Since then, Meta, Amazon and Alphabet have slowly lost value, while Apple and Microsoft have grown. The technology sector in the S&P 500 has also been bolstered by the emergence of new behemoths like the chip maker Nvidia, which is valued close to $1 trillion.

This month, S&P sought to rebalance the index again, moving a handful of large tech-oriented companies — like Visa and PayPal — into the financials sector, but further entrenching Apple and Microsoft’s dominance as the two tech heavyweights.

Of course, this cuts both ways. In 2022, the S&P 500 slumped close to 20 percent, a drop that would have been much smaller without the lousy performance of the tech sector. In fact, just removing Apple and Microsoft from the picture last year would have cut the index’s loss to less than 1 percent.

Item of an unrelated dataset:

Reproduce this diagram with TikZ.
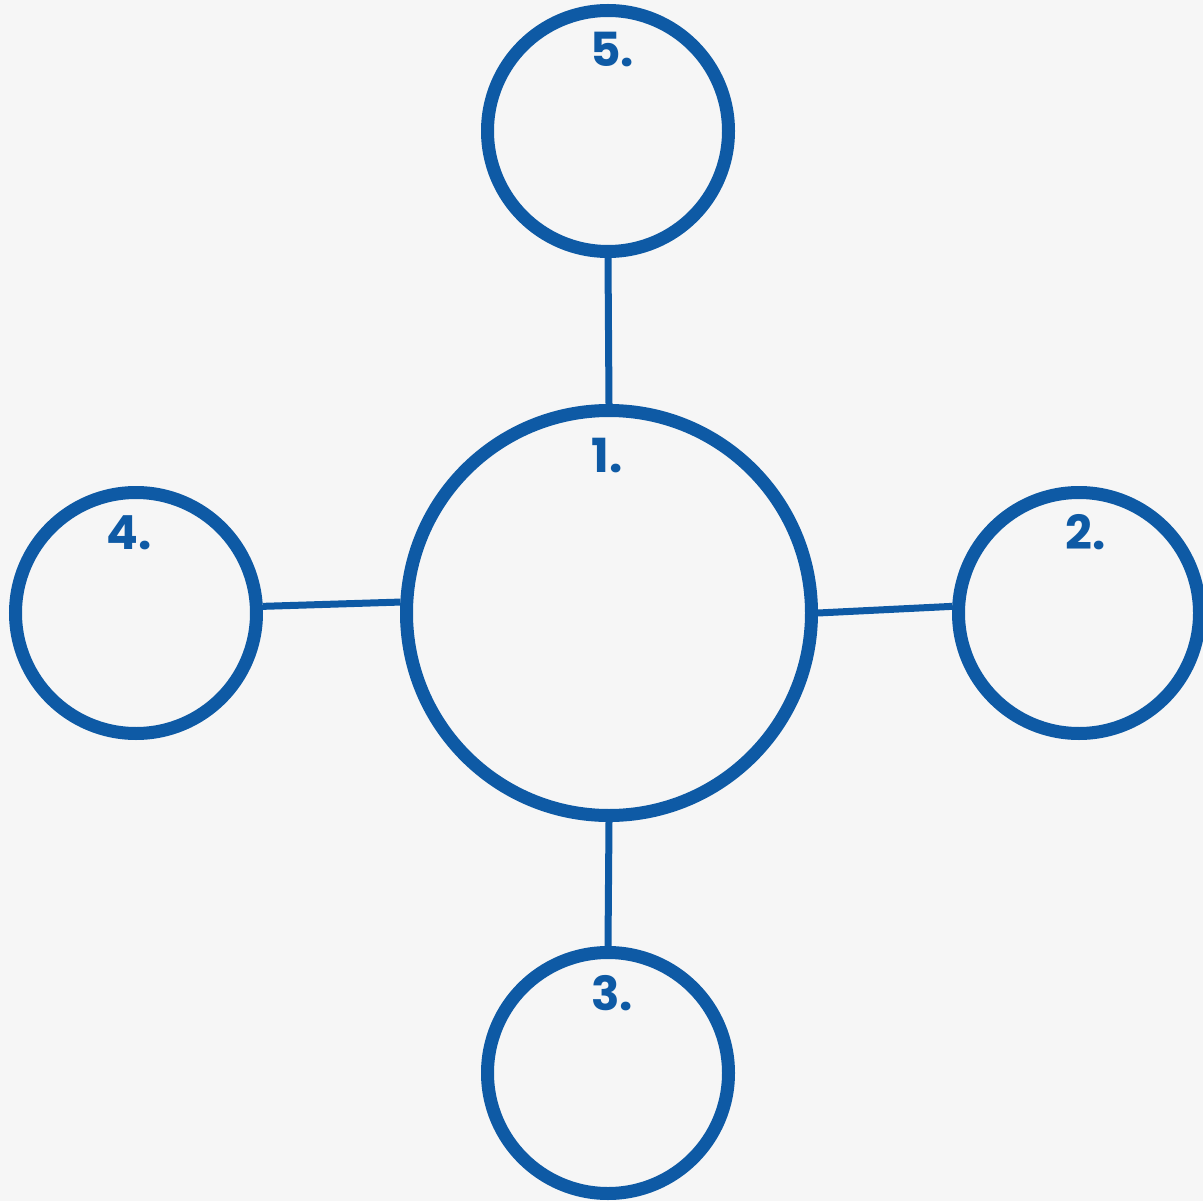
\documentclass[tikz,border=0pt]{standalone}
\usepackage{fontspec}
\setmainfont{Poppins}
\definecolor{ringblue}{RGB}{14,90,165}
\definecolor{paper}{RGB}{246,246,246}
\begin{document}
\begin{tikzpicture}[x=1pt,y=-1pt,
  ring/.style={circle,draw=ringblue,line width=13pt,fill=paper,inner sep=0pt},
  bigring/.style={ring,minimum size=405pt},
  smallring/.style={ring,minimum size=241pt},
  link/.style={draw=ringblue,line width=7pt},
  num/.style={text=ringblue,font=\fontsize{47}{47}\selectfont\bfseries,anchor=base,inner sep=0pt}]
  % paper background
  \fill[paper] (0,0) rectangle (1203,1201);
  \useasboundingbox (0,0) rectangle (1203,1201);
  % ring centres
  \coordinate (p1) at (609,613);
  \coordinate (p2) at (1079,613);
  \coordinate (p3) at (608,1073);
  \coordinate (p4) at (136,613);
  \coordinate (p5) at (608,131);
  % rings
  \node[bigring] (c1) at (p1) {};
  \node[smallring] (c2) at (p2) {};
  \node[smallring] (c3) at (p3) {};
  \node[smallring] (c4) at (p4) {};
  \node[smallring] (c5) at (p5) {};
  % connectors between the rings
  \draw[link] (c5.south) -- (c1.north);
  \draw[link] (c1.south) -- (c3.north);
  \draw[link] (c4.3) -- (c1.177);
  \draw[link] (c1.0.5) -- (c2.177.7);
  % labels
  \node[num] (n1) at (607,472) {1.};
  \node[num] (n2) at (1086,549) {2.};
  \node[num] (n3) at (612,1010) {3.};
  \node[num] (n4) at (129,549) {4.};
  \node[num] (n5) at (612,67) {5.};
\end{tikzpicture}
\end{document}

For now, analysts see reasons for tech to continue to rally.

One reason is the excitement over artificial intelligence. Microsoft has a large stake in OpenAI, the creator of ChatGPT, and many investors foresee the nascent technology driving the next phase of growth for the companies developing the software as well as the chip makers whose processors power it.

Tech stocks are also benefiting from the concern over the country’s banks, which has led investors to quickly cut back their expectation for interest rate increases from the Federal Reserve. The sector is particularly sensitive to interest rates, and absent an imminent recession, lower rates in the future would be a boost for the sector.

And, analysts said, large technology companies have become havens where investors can wait out the current storm.

“It’s been a big bull cycle for tech,” said George Catrambone, the head of Americas trading at DWS, a fund manager. “I don’t think people will give up that paradigm easily.”